Hay un tipo de personas en este mundo, que como una lacra social, como una pandemia que cruza mares y océanos llegando hasta los rincones más recónditos del planeta, se dedican a contaminar con sus palabras y sus actos la vida tranquila de la gente. Son perores que las arenillas o las coloradillas, que te pican en los tobillos y en las manos y transmiten una enfermedad peor que el paludismo. Son unos moscos grandes y gordos que transmite la terrible enfermedad de la verborrea, siembran egoísmo y cizaña entre las gentes de bien.

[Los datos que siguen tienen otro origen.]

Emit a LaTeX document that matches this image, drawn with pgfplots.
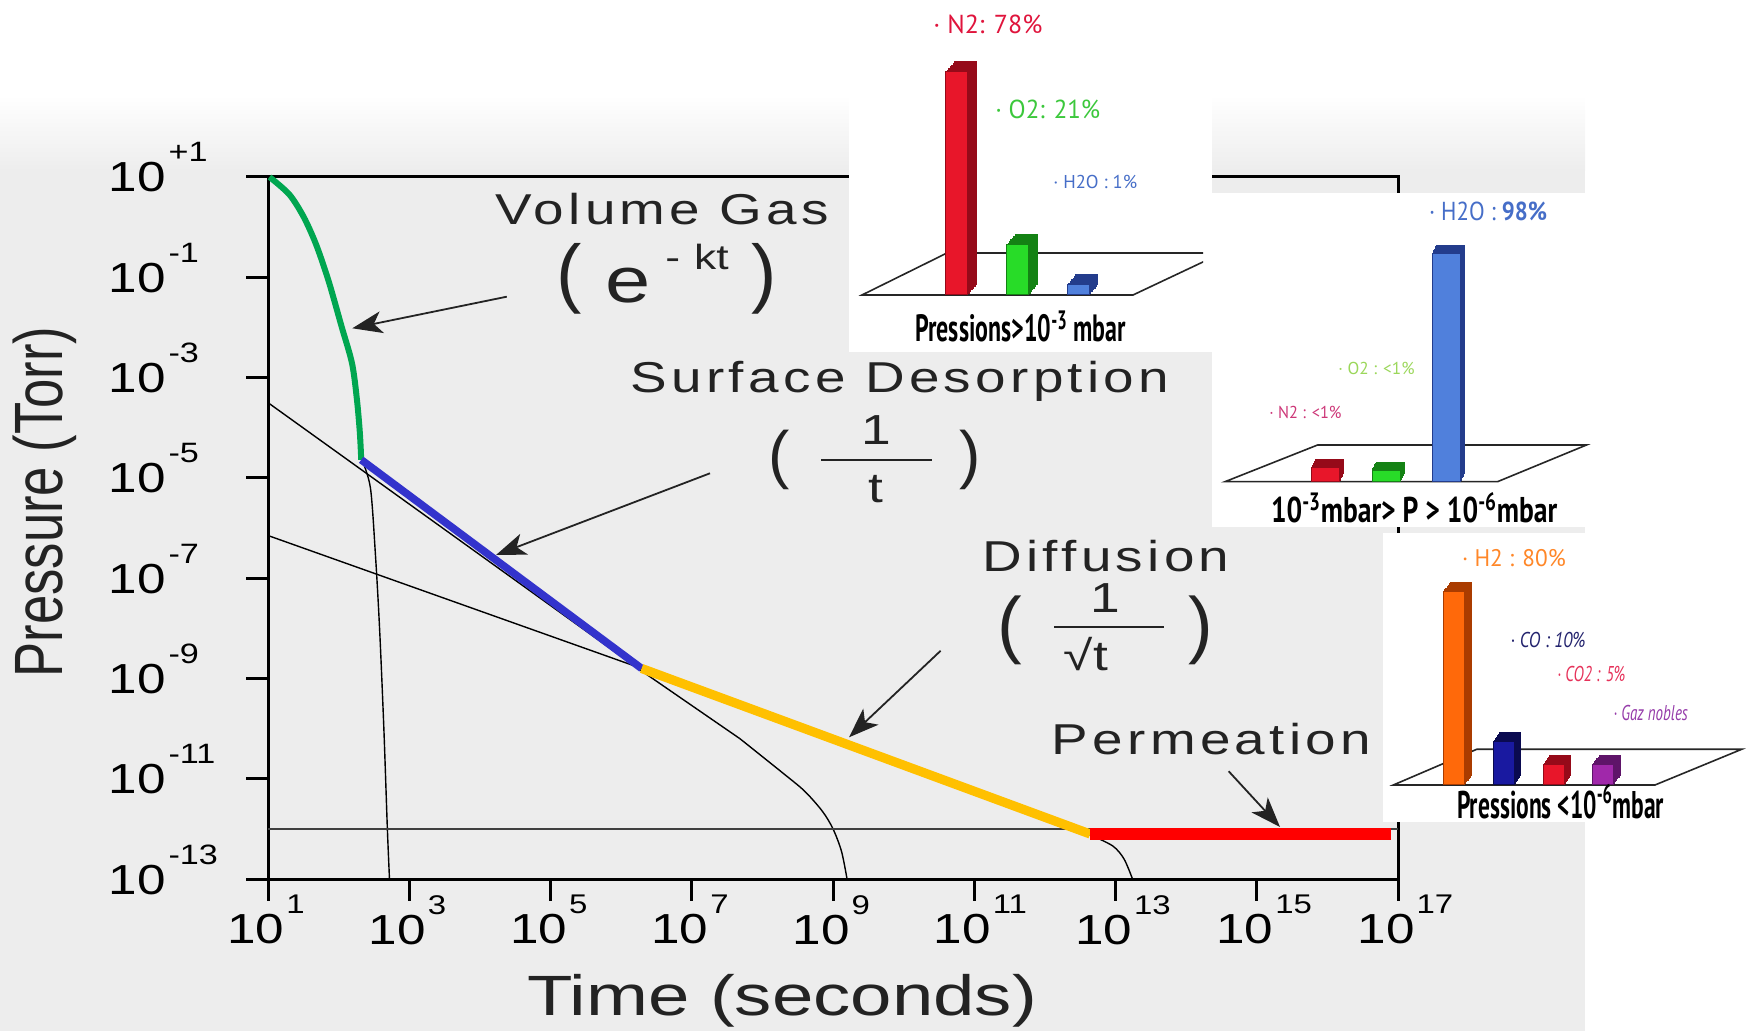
\documentclass[border=0pt]{standalone}
\usepackage{pgfplots}
\pgfplotsset{compat=1.18}
\usepackage{fontspec}
\usepackage{graphicx}
\usetikzlibrary{arrows.meta}
\setmainfont{Liberation Sans}
\newfontfamily\tickf[FakeStretch=1.22]{Liberation Sans}
\newfontfamily\annf[FakeStretch=1.27,LetterSpace=10]{Liberation Sans}
\newfontfamily\stf[FakeStretch=1.27]{Liberation Sans}
\newfontfamily\axf[FakeStretch=1.31]{Liberation Sans}
\newfontfamily\insf{PT Sans}

\definecolor{bgc}{RGB}{237,237,237}
\definecolor{cgreen}{RGB}{0,166,80}
\definecolor{cblue}{RGB}{51,51,204}
\definecolor{corange}{RGB}{255,192,0}
\definecolor{cred}{RGB}{255,0,0}
\definecolor{txt}{RGB}{35,35,35}
% inset colours (front / dark side)
\definecolor{nred}{RGB}{232,22,42}\definecolor{nredd}{RGB}{150,10,25}
\definecolor{ogrn}{RGB}{40,220,40}\definecolor{ogrnd}{RGB}{20,130,20}
\definecolor{hblu}{RGB}{80,128,220}\definecolor{hblud}{RGB}{35,60,140}
\definecolor{horg}{RGB}{255,105,10}\definecolor{horgd}{RGB}{170,60,0}
\definecolor{conv}{RGB}{25,25,160}\definecolor{convd}{RGB}{10,10,80}
\definecolor{cpur}{RGB}{160,40,170}\definecolor{cpurd}{RGB}{95,20,105}
\definecolor{tN}{RGB}{224,20,60}\definecolor{tO}{RGB}{60,200,60}
\definecolor{tH}{RGB}{70,110,200}\definecolor{tOl}{RGB}{155,215,90}
\definecolor{tNm}{RGB}{205,55,120}\definecolor{tHo}{RGB}{255,135,40}
\definecolor{tCO}{RGB}{35,35,110}\definecolor{tCO2}{RGB}{230,50,90}
\definecolor{tGz}{RGB}{150,60,170}

\newcommand\xl[1]{{\tickf\fontsize{21}{21}\selectfont 10\rlap{\hspace{1pt}\raisebox{15pt}{\fontsize{13.5}{13.5}\selectfont #1}}}}
\newcommand\yl[1]{{\tickf\fontsize{21}{21}\selectfont 10\rlap{\hspace{1.5pt}\raisebox{15pt}{\fontsize{14}{14}\selectfont #1}}}}
\newcommand\ft[3]{\scalebox{#1}[1]{\fontsize{#2}{#2}\selectfont #3}}

\pgfplotsset{inset/.style={scale only axis, axis lines=none, ybar, ymin=0, ymax=100,
  xmin=-0.5, enlargelimits=false, anchor=south west, clip=false}}

% inset bar sets: #1 x, #2 y, #3 colour suffix ('' front, 'd' side)
\newcommand\barsA[3]{\begin{axis}[inset, at={(#1,#2)}, width=91.1pt, height=143pt, xmax=2.5, bar width=11pt]
\addplot[fill=nred#3, draw=nredd, line width=0.5pt, bar shift=0pt] coordinates {(0,78)};
\addplot[fill=ogrn#3, draw=ogrnd, line width=0.5pt, bar shift=0pt] coordinates {(1,17.5)};
\addplot[fill=hblu#3, draw=hblud, line width=0.5pt, bar shift=0pt] coordinates {(2,3.5)};
\end{axis}}
\newcommand\barsB[3]{\begin{axis}[inset, at={(#1,#2)}, width=90.75pt, height=116.5pt, xmax=2.5, bar width=14pt]
\addplot[fill=nred#3, draw=nredd, line width=0.5pt, bar shift=0pt] coordinates {(0,5.9)};
\addplot[fill=ogrn#3, draw=ogrnd, line width=0.5pt, bar shift=0pt] coordinates {(1,5.0)};
\addplot[fill=hblu#3, draw=hblud, line width=0.5pt, bar shift=0pt] coordinates {(2,98)};
\end{axis}}
\newcommand\barsC[3]{\begin{axis}[inset, at={(#1,#2)}, width=99.2pt, height=121pt, xmax=3.5, bar width=10.5pt]
\addplot[fill=horg#3, draw=horgd, line width=0.5pt, bar shift=0pt] coordinates {(0,80)};
\addplot[fill=conv#3, draw=convd, line width=0.5pt, bar shift=0pt] coordinates {(1,17.9)};
\addplot[fill=nred#3, draw=nredd, line width=0.5pt, bar shift=0pt] coordinates {(2,8.3)};
\addplot[fill=cpur#3, draw=cpurd, line width=0.5pt, bar shift=0pt] coordinates {(3,8.3)};
\end{axis}}

\begin{document}
\begin{tikzpicture}[x=0.5pt,y=0.5pt]
\path (0,0) rectangle (1751,1031);
% photo background
\shade[top color=white, bottom color=bgc] (0,936) rectangle (1585,860);
\fill[bgc] (0,0) rectangle (1585,860);

\begin{axis}[at={(134pt,76pt)}, anchor=south west, scale only axis,
  width=565pt, height=351pt, xmode=log, ymode=log,
  xmin=1e1, xmax=1e17, ymin=1e-13, ymax=1e1, clip=false,
  axis line style={line width=1.5pt, black},
  every tick/.style={black, line width=1.5pt},
  tick align=outside, tick pos=left, major tick length=11pt,
  xminorticks=false, yminorticks=false,
  xtick={1e1,1e3,1e5,1e7,1e9,1e11,1e13,1e15,1e17},
  xticklabels={\xl{1},\xl{3},\xl{5},\xl{7},\xl{9},\xl{11},\xl{13},\xl{15},\xl{17}},
  ytick={1e-13,1e-11,1e-9,1e-7,1e-5,1e-3,1e-1,1e1},
  yticklabels={\yl{-13},\yl{-11},\yl{-9},\yl{-7},\yl{-5},\yl{-3},\yl{-1},\yl{+1}},
  xticklabel style={anchor=north, inner sep=0pt, xshift=-6pt, yshift=3pt},
  yticklabel style={anchor=base east, inner sep=0pt, xshift=-40pt, yshift=-7.5pt},
]
% thin component curves
\addplot[black, line width=0.7pt] coordinates {(10,3.16e-4) (1.95e6,1.41e-9) (4.79e7,6.31e-11)};
\addplot[black, line width=0.7pt, smooth, tension=0.5] coordinates {(4.79e7,6.31e-11) (2.0e8,1.26e-11) (3.98e8,5.62e-12) (7.08e8,2.24e-12) (1e9,1e-12) (1.32e9,3.55e-13) (1.58e9,1e-13)};
\addplot[black, line width=0.7pt] coordinates {(10,7.08e-7) (1.95e6,1.58e-9) (4.37e12,7.6e-13)};
\addplot[black, line width=0.7pt, smooth, tension=0.5] coordinates {(4.37e12,7.6e-13) (9.12e12,4.57e-13) (1.32e13,2.51e-13) (1.74e13,1e-13)};
\addplot[black, line width=0.7pt, smooth, tension=0.5] coordinates {(214,2.29e-5) (282,6.31e-6) (331,3.16e-7) (380,1e-8) (437,1e-10) (490,1e-12) (525,1e-13)};
\addplot[black!75, line width=1.3pt] coordinates {(10,1e-12) (1e17,1e-12)};
% coloured regimes
\addplot[cgreen, line width=3pt, smooth, tension=0.5] coordinates {(10.5,10) (20,4.5) (32,1.6) (48,0.45) (72,0.085) (110,0.0105) (155,1.91e-3) (182,3.55e-4) (200,7.76e-5) (209,2.29e-5)};
\addplot[cblue, line width=3.8pt] coordinates {(209,2.29e-5) (1.95e6,1.58e-9)};
\addplot[corange, line width=4.6pt] coordinates {(1.95e6,1.58e-9) (4.37e12,7.9e-13)};
\addplot[cred, line width=5.8pt] coordinates {(4.37e12,7.9e-13) (7.94e16,7.9e-13)};
\end{axis}

% annotations
\begin{scope}[txt]
\node[font=\annf\fontsize{21.6}{21.6}\selectfont] at (662.5,822) {Volume Gas};
\node[font=\fontsize{38}{38}\selectfont] at (569,752) {(};
\node[font=\stf\fontsize{32}{32}\selectfont] at (628,745) {e};
\node[font=\stf\fontsize{17.5}{17.5}\selectfont] at (697,774) {-\hspace{7pt}kt};
\node[font=\fontsize{38}{38}\selectfont] at (764,752) {)};

\node[font=\annf\fontsize{21.6}{21.6}\selectfont] at (900,650) {Surface Desorption};
\node[font=\fontsize{32}{32}\selectfont] at (779.5,571) {(};
\node[font=\stf\fontsize{21}{21}\selectfont] at (876,601) {1};
\draw[line width=1pt] (821,571) -- (932,571);
\node[font=\stf\fontsize{21}{21}\selectfont] at (876,542) {t};
\node[font=\fontsize{32}{32}\selectfont] at (970,571) {)};

\node[font=\annf\fontsize{21.6}{21.6}\selectfont] at (1106,475) {Diffusion};
\node[font=\fontsize{37}{37}\selectfont] at (1009.5,400.5) {(};
\node[font=\stf\fontsize{21}{21}\selectfont] at (1105.5,433) {1};
\draw[line width=1pt] (1054,404) -- (1164,404);
\node[font=\stf\fontsize{21}{21}\selectfont] at (1086,377) {√t};
\node[font=\fontsize{37}{37}\selectfont] at (1200.5,400.5) {)};

\node[font=\annf\fontsize{21.6}{21.6}\selectfont] at (1211.5,292) {Permeation};

\node[font=\axf\fontsize{28.4}{28.4}\selectfont] at (782,30) {Time (seconds)};
\node[rotate=90] at (45,529) {\scalebox{1}[1.3]{\fontsize{26.3}{26.3}\selectfont Pressure (Torr)}};

\draw[line width=0.9pt, -{Stealth[length=15pt, width=11pt, inset=4pt]}] (506.8,734.3) -- (352.3,702.7);
\draw[line width=0.9pt, -{Stealth[length=15pt, width=11pt, inset=4pt]}] (710,557.7) -- (496,476);
\draw[line width=0.9pt, -{Stealth[length=15pt, width=11pt, inset=4pt]}] (940.6,380.2) -- (849,293.7);
\draw[line width=0.9pt, -{Stealth[length=15pt, width=11pt, inset=4pt]}] (1228.6,259.8) -- (1280,204);
\end{scope}

% ---------- inset 1 : P > 1e-3 mbar ----------
\fill[white] (849,679) rectangle (1212,1031);
\begin{scope}
\clip (849,679) rectangle (1203,1031);
\draw[line width=0.8pt, black!85] (862,736) -- (1133,736) -- (1222,778) -- (947,778) -- cycle;
\end{scope}
\foreach \s in {6,5,...,1}{\barsA{463.3pt+\s*0.708pt}{368pt+\s*0.833pt}{d}}
\barsA{463.3pt}{368pt}{}
\begin{scope}[font=\insf]
\node[anchor=west, text=tN, inner sep=0pt] at (933,1007) {\ft{1.0}{13}{· N2: 78\%}};
\node[anchor=west, text=tO, inner sep=0pt] at (995,922) {\ft{0.96}{13}{· O2: 21\%}};
\node[anchor=west, text=tH, inner sep=0pt] at (1053,849) {\ft{1.0}{9.3}{· H2O : 1\%}};
\node[anchor=base west, inner sep=0pt] at (915,689) {\ft{0.63}{19}{\bfseries Pressions>10\textsuperscript{-3} mbar}};
\end{scope}

% ---------- inset 2 : 1e-3 > P > 1e-6 mbar ----------
\fill[white] (1212,504) rectangle (1586,838);
\draw[line width=0.8pt, black!85] (1225,549.3) -- (1497.5,549.3) -- (1586.5,586) -- (1317.6,586) -- cycle;
\foreach \s in {6,5,...,1}{\barsB{647.625pt+\s*0.333pt}{274.65pt+\s*0.667pt}{d}}
\barsB{647.625pt}{274.65pt}{}
\begin{scope}[font=\insf]
\node[anchor=west, text=tH, inner sep=0pt] at (1428.6,820) {\ft{0.88}{13}{· H2O : \textbf{98\%}}};
\node[anchor=west, text=tOl, inner sep=0pt] at (1338,663) {\ft{1.0}{8.6}{· O2 : <1\%}};
\node[anchor=west, text=tNm, inner sep=0pt] at (1269,619) {\ft{0.95}{8.6}{· N2 : <1\%}};
\node[anchor=base west, inner sep=0pt] at (1270.6,508) {\ft{0.77}{17.9}{\bfseries 10\textsuperscript{-3}mbar> P > 10\textsuperscript{-6}mbar}};
\end{scope}

% ---------- inset 3 : P < 1e-6 mbar ----------
\fill[white] (1383,209) rectangle (1751,498);
\draw[line width=0.8pt, black!85] (1393.3,246) -- (1655,246) -- (1741.7,281.7) -- (1476.7,281.7) -- cycle;
\foreach \s in {6,5,...,1}{\barsC{714.75pt+\s*0.542pt}{123pt+\s*0.75pt}{d}}
\barsC{714.75pt}{123pt}{}
\begin{scope}[font=\insf]
\node[anchor=west, text=tHo, inner sep=0pt] at (1461.7,473) {\ft{0.97}{12}{· H2 : 80\%}};
\node[anchor=west, text=tCO, inner sep=0pt] at (1510,391) {\ft{0.82}{10.7}{\itshape · CO : 10\%}};
\node[anchor=west, text=tCO2, inner sep=0pt] at (1556.7,357) {\ft{0.73}{10.7}{\itshape · CO2 : 5\%}};
\node[anchor=west, text=tGz, inner sep=0pt] at (1613,318) {\ft{0.7}{10.7}{\itshape · Gaz nobles}};
\node[anchor=base west, inner sep=0pt] at (1456.7,212) {\ft{0.61}{19.3}{\bfseries Pressions <10\textsuperscript{-6}mbar}};
\end{scope}
\end{tikzpicture}
\end{document}
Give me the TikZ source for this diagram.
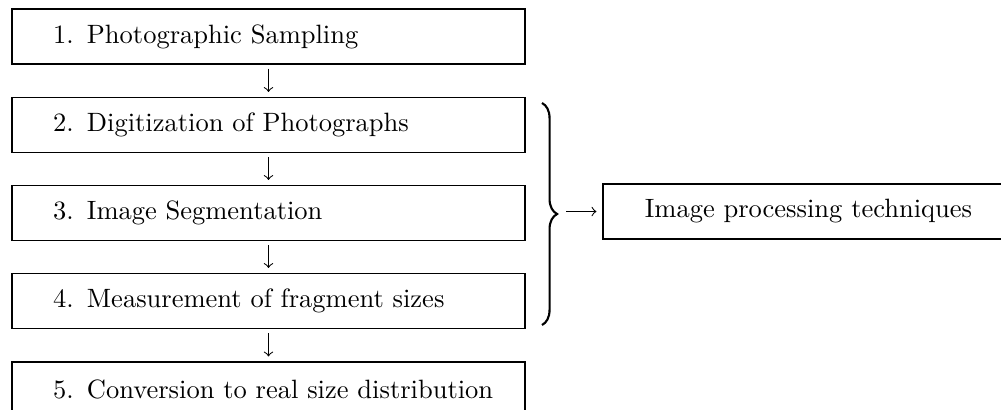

Siempre están ahí, chupando del frasco, hablando por hablar y dar sensación de que hacen algo en beneficio del prójimo, aunque en el fondo sea en beneficio de ellos mismos y de los abejorros a los que guardan el palacio, aquellos que les dan cuerda y una posición cómoda para que no chillen como chilla el vulgo.
Son especialmente más voraces cada 4 años, cuando, como una plaga de langosta, lo inundan todo con sus eslóganes, sus músicas, sus mil y un papeles de colores. En el bus, el comercio de la esquina, en las antes limpias fachadas de los edificios, en los postes de la luz e incluso en las aparentemente ilustres casas de los simpatizantes. Por todas partes van sembrando semillas, esperando que alguna germine en la mente de alguna persona de bien.
Están ciegos por su avaricia y su egoísmo; cazadores desaprensivos, se cuelan por cualquier resquicio e invaden la vida privada de las personas, interrumpen programas de televisión y radio, estropean sencillas fiestas populares y tradicionales con sus discursos envenenados.
¿Y todo para qué? Para vivir ellos cómodamente otros cuatro años, mientras la gente ve como los moscos les chupan poco a poco la sangre hasta dejarlos en un pellejo seco botado en alguna cuneta.
¡Como me gustaría coger un enorme matamoscas y aplastarlos a todos! ¡¡¡Plas!!